WORK REQUIRED → Restate all of the entries exactly, dropping any pictures they hold.
::::
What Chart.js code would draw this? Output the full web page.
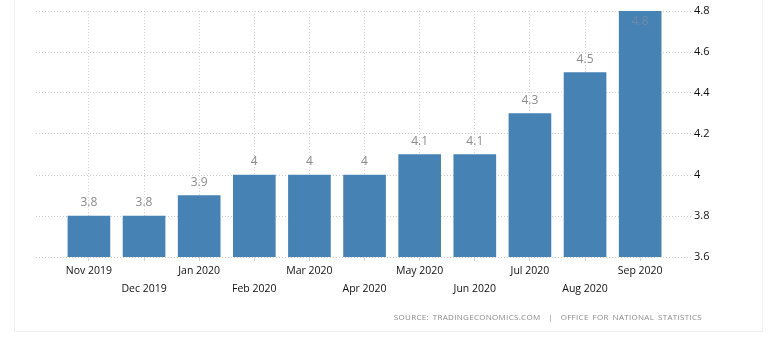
<!DOCTYPE html>
<html><head><meta charset="utf-8">
<script src="https://cdn.jsdelivr.net/npm/chart.js@4/dist/chart.umd.min.js"></script>
<style>
html,body{margin:0;padding:0;background:#fff;}
#wrap{position:relative;width:776px;height:356px;overflow:hidden;}
#panel{position:absolute;left:14px;top:-2px;width:749px;height:334px;border:1px solid #efefef;box-sizing:border-box;}
#c{position:absolute;left:0;top:0;}
#src{position:absolute;right:74px;top:311px;font:8px "Open Sans",sans-serif;color:#8a8a8a;letter-spacing:0.3px;word-spacing:1.5px;white-space:nowrap;}
</style></head>
<body><div id="wrap"><div id="panel"></div><canvas id="c" width="776" height="356"></canvas>
<div id="src">SOURCE: TRADINGECONOMICS.COM &nbsp;| &nbsp;OFFICE FOR NATIONAL STATISTICS</div></div>
<script>
const categories = ["Nov 2019","Dec 2019","Jan 2020","Feb 2020","Mar 2020","Apr 2020","May 2020","Jun 2020","Jul 2020","Aug 2020","Sep 2020"];
const values = [3.8,3.8,3.9,4,4,4,4.1,4.1,4.3,4.5,4.8];
const yTicks = [3.6,3.8,4,4.2,4.4,4.6,4.8];

const points = categories.map((c,i)=>({x:i,y:values[i]}));

const valueLabels = {
  id:'valueLabels',
  afterDatasetsDraw(chart){
    const ctx = chart.ctx;
    const meta = chart.getDatasetMeta(0);
    ctx.save();
    ctx.font = '12px "Open Sans", sans-serif';
    ctx.textAlign = 'center';
    ctx.textBaseline = 'middle';
    meta.data.forEach((bar,i)=>{
      let y = bar.y - 13;
      ctx.fillStyle = '#8c8c8c';
      if (y < chart.chartArea.top + 2) { y = bar.y + 11; ctx.fillStyle = '#6f8aa3'; }
      ctx.fillText(String(values[i]), bar.x, y);
    });
    ctx.restore();
  }
};

new Chart(document.getElementById('c'), {
  type:'bar',
  data:{datasets:[{data:points, backgroundColor:'#4682b4', barThickness:42, borderWidth:0}]},
  options:{
    responsive:false, animation:false,
    layout:{padding:{left:36, top:11, right:0, bottom:0}},
    plugins:{legend:{display:false}, tooltip:{enabled:false}},
    scales:{
      x:{type:'linear', min:-0.96, max:10.94, position:'bottom', offset:false,
         afterBuildTicks(s){ s.ticks = categories.map((c,i)=>({value:i})); },
         afterFit(s){ s.height = 99; },
         grid:{display:true, offset:false, color:'#d4d4d4', borderDash:[1,2], tickLength:4, drawOnChartArea:true},
         border:{display:false, dash:[1,2]},
         ticks:{autoSkip:false, maxRotation:0, padding:1, color:'#111',
           font:{family:'"Open Sans", sans-serif', size:10.5, lineHeight:'18px'},
           callback(v){ const i = Math.round(v); return i % 2 === 0 ? categories[i] : ['', categories[i]]; }
         }
      },
      y:{position:'right', min:3.6, max:4.8,
         afterBuildTicks(s){ s.ticks = yTicks.map(v=>({value:v})); },
         afterFit(s){ s.width = 84; },
         grid:{color:'#cccccc', drawTicks:false},
         border:{display:false, dash:[1,2]},
         ticks:{padding:2, color:'#111', font:{family:'"Open Sans", sans-serif', size:11},
           callback(v){ return String(Math.round(v*10)/10); } }
      }
    }
  },
  plugins:[valueLabels]
});
</script></body></html>
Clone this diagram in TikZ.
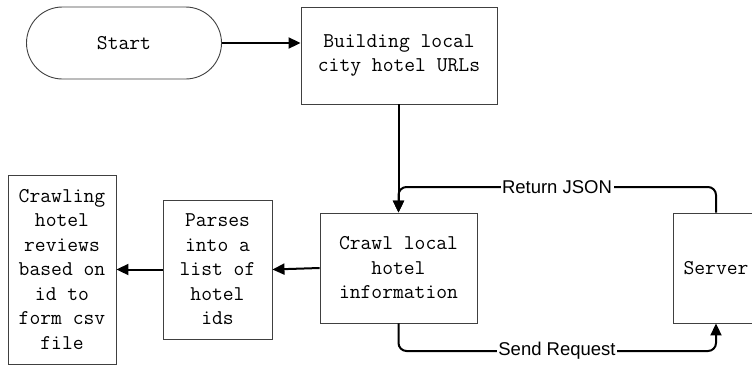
\documentclass[tikz,border=0pt]{standalone}
\usepackage{fontspec}
\newfontfamily\lblfont{Liberation Sans}
\usetikzlibrary{arrows.meta}
\tikzset{
  box/.style={draw=black!75, line width=0.9bp, align=center, inner sep=0pt,
    font=\ttfamily\fontsize{21bp}{24.5bp}\selectfont},
  conn/.style={line width=2bp, -{Triangle[length=12bp,width=11bp]}},
  lbl/.style={fill=white, inner sep=1.5bp, font=\lblfont\fontsize{18.5bp}{21bp}\selectfont}
}
\begin{document}
\begin{tikzpicture}[x=1bp,y=-1bp]
\clip (0,0) rectangle (752,365);
\node[box, rounded corners=36bp, minimum width=195bp, minimum height=72bp] (start) at (124,43) {Start};
\node[box, minimum width=196bp, minimum height=97bp] (build) at (399,55.5) {Building local\\city hotel URLs};
\node[box, minimum width=157bp, minimum height=110bp] (crawl) at (398.5,268) {Crawl local\\hotel\\information};
\node[box, minimum width=86bp, minimum height=110bp] (server) at (716,268) {Server};
\node[box, minimum width=109bp, minimum height=139bp] (parses) at (217.5,269.5) {Parses\\into a\\list of\\hotel\\ids};
\node[box, minimum width=108bp, minimum height=189bp] (reviews) at (62,269.5) {Crawling\\hotel\\reviews\\based on\\id to\\form csv\\file};
\coordinate (rj) at (557,187);
\coordinate (sr) at (557,351);
\draw[conn] (start.east) -- (start.east -| build.west);
\draw[conn] (build.south -| crawl.north) -- (crawl.north);
\draw[conn, rounded corners=8bp] (server.north) |- (rj) -| (crawl.north);
\draw[conn, rounded corners=8bp] (crawl.south) |- (sr) -| (server.south);
\node[lbl] (rjl) at (rj) {Return JSON};
\node[lbl] (srl) at (sr) {Send Request};
\draw[conn] (crawl.west) -- (parses.east);
\draw[conn] (parses.west) -- (reviews.east);
\end{tikzpicture}
\end{document}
::::
RESPONSE TO THE EXERCISE →
What Chart.js code would draw this? Output the full web page.
<!DOCTYPE html>
<html><head><meta charset="utf-8">
<script src="https://cdn.jsdelivr.net/npm/chart.js@4/dist/chart.umd.min.js"></script>
<style>
html,body{margin:0;padding:0;background:#fff;}
#wrap{position:relative;width:776px;height:356px;overflow:hidden;}
#panel{position:absolute;left:14px;top:-2px;width:749px;height:334px;border:1px solid #efefef;box-sizing:border-box;}
#c{position:absolute;left:0;top:0;}
#src{position:absolute;right:74px;top:311px;font:8px "Open Sans",sans-serif;color:#8a8a8a;letter-spacing:0.3px;word-spacing:1.5px;white-space:nowrap;}
</style></head>
<body><div id="wrap"><div id="panel"></div><canvas id="c" width="776" height="356"></canvas>
<div id="src">SOURCE: TRADINGECONOMICS.COM &nbsp;| &nbsp;OFFICE FOR NATIONAL STATISTICS</div></div>
<script>
const categories = ["Nov 2019","Dec 2019","Jan 2020","Feb 2020","Mar 2020","Apr 2020","May 2020","Jun 2020","Jul 2020","Aug 2020","Sep 2020"];
const values = [3.8,3.8,3.9,4,4,4,4.1,4.1,4.3,4.5,4.8];
const yTicks = [3.6,3.8,4,4.2,4.4,4.6,4.8];

const points = categories.map((c,i)=>({x:i,y:values[i]}));

const valueLabels = {
  id:'valueLabels',
  afterDatasetsDraw(chart){
    const ctx = chart.ctx;
    const meta = chart.getDatasetMeta(0);
    ctx.save();
    ctx.font = '12px "Open Sans", sans-serif';
    ctx.textAlign = 'center';
    ctx.textBaseline = 'middle';
    meta.data.forEach((bar,i)=>{
      let y = bar.y - 13;
      ctx.fillStyle = '#8c8c8c';
      if (y < chart.chartArea.top + 2) { y = bar.y + 11; ctx.fillStyle = '#6f8aa3'; }
      ctx.fillText(String(values[i]), bar.x, y);
    });
    ctx.restore();
  }
};

new Chart(document.getElementById('c'), {
  type:'bar',
  data:{datasets:[{data:points, backgroundColor:'#4682b4', barThickness:42, borderWidth:0}]},
  options:{
    responsive:false, animation:false,
    layout:{padding:{left:36, top:11, right:0, bottom:0}},
    plugins:{legend:{display:false}, tooltip:{enabled:false}},
    scales:{
      x:{type:'linear', min:-0.96, max:10.94, position:'bottom', offset:false,
         afterBuildTicks(s){ s.ticks = categories.map((c,i)=>({value:i})); },
         afterFit(s){ s.height = 99; },
         grid:{display:true, offset:false, color:'#d4d4d4', borderDash:[1,2], tickLength:4, drawOnChartArea:true},
         border:{display:false, dash:[1,2]},
         ticks:{autoSkip:false, maxRotation:0, padding:1, color:'#111',
           font:{family:'"Open Sans", sans-serif', size:10.5, lineHeight:'18px'},
           callback(v){ const i = Math.round(v); return i % 2 === 0 ? categories[i] : ['', categories[i]]; }
         }
      },
      y:{position:'right', min:3.6, max:4.8,
         afterBuildTicks(s){ s.ticks = yTicks.map(v=>({value:v})); },
         afterFit(s){ s.width = 84; },
         grid:{color:'#cccccc', drawTicks:false},
         border:{display:false, dash:[1,2]},
         ticks:{padding:2, color:'#111', font:{family:'"Open Sans", sans-serif', size:11},
           callback(v){ return String(Math.round(v*10)/10); } }
      }
    }
  },
  plugins:[valueLabels]
});
</script></body></html>
Clone this diagram in TikZ.
\documentclass[tikz,border=0pt]{standalone}
\usepackage{fontspec}
\newfontfamily\lblfont{Liberation Sans}
\usetikzlibrary{arrows.meta}
\tikzset{
  box/.style={draw=black!75, line width=0.9bp, align=center, inner sep=0pt,
    font=\ttfamily\fontsize{21bp}{24.5bp}\selectfont},
  conn/.style={line width=2bp, -{Triangle[length=12bp,width=11bp]}},
  lbl/.style={fill=white, inner sep=1.5bp, font=\lblfont\fontsize{18.5bp}{21bp}\selectfont}
}
\begin{document}
\begin{tikzpicture}[x=1bp,y=-1bp]
\clip (0,0) rectangle (752,365);
\node[box, rounded corners=36bp, minimum width=195bp, minimum height=72bp] (start) at (124,43) {Start};
\node[box, minimum width=196bp, minimum height=97bp] (build) at (399,55.5) {Building local\\city hotel URLs};
\node[box, minimum width=157bp, minimum height=110bp] (crawl) at (398.5,268) {Crawl local\\hotel\\information};
\node[box, minimum width=86bp, minimum height=110bp] (server) at (716,268) {Server};
\node[box, minimum width=109bp, minimum height=139bp] (parses) at (217.5,269.5) {Parses\\into a\\list of\\hotel\\ids};
\node[box, minimum width=108bp, minimum height=189bp] (reviews) at (62,269.5) {Crawling\\hotel\\reviews\\based on\\id to\\form csv\\file};
\coordinate (rj) at (557,187);
\coordinate (sr) at (557,351);
\draw[conn] (start.east) -- (start.east -| build.west);
\draw[conn] (build.south -| crawl.north) -- (crawl.north);
\draw[conn, rounded corners=8bp] (server.north) |- (rj) -| (crawl.north);
\draw[conn, rounded corners=8bp] (crawl.south) |- (sr) -| (server.south);
\node[lbl] (rjl) at (rj) {Return JSON};
\node[lbl] (srl) at (sr) {Send Request};
\draw[conn] (crawl.west) -- (parses.east);
\draw[conn] (parses.west) -- (reviews.east);
\end{tikzpicture}
\end{document}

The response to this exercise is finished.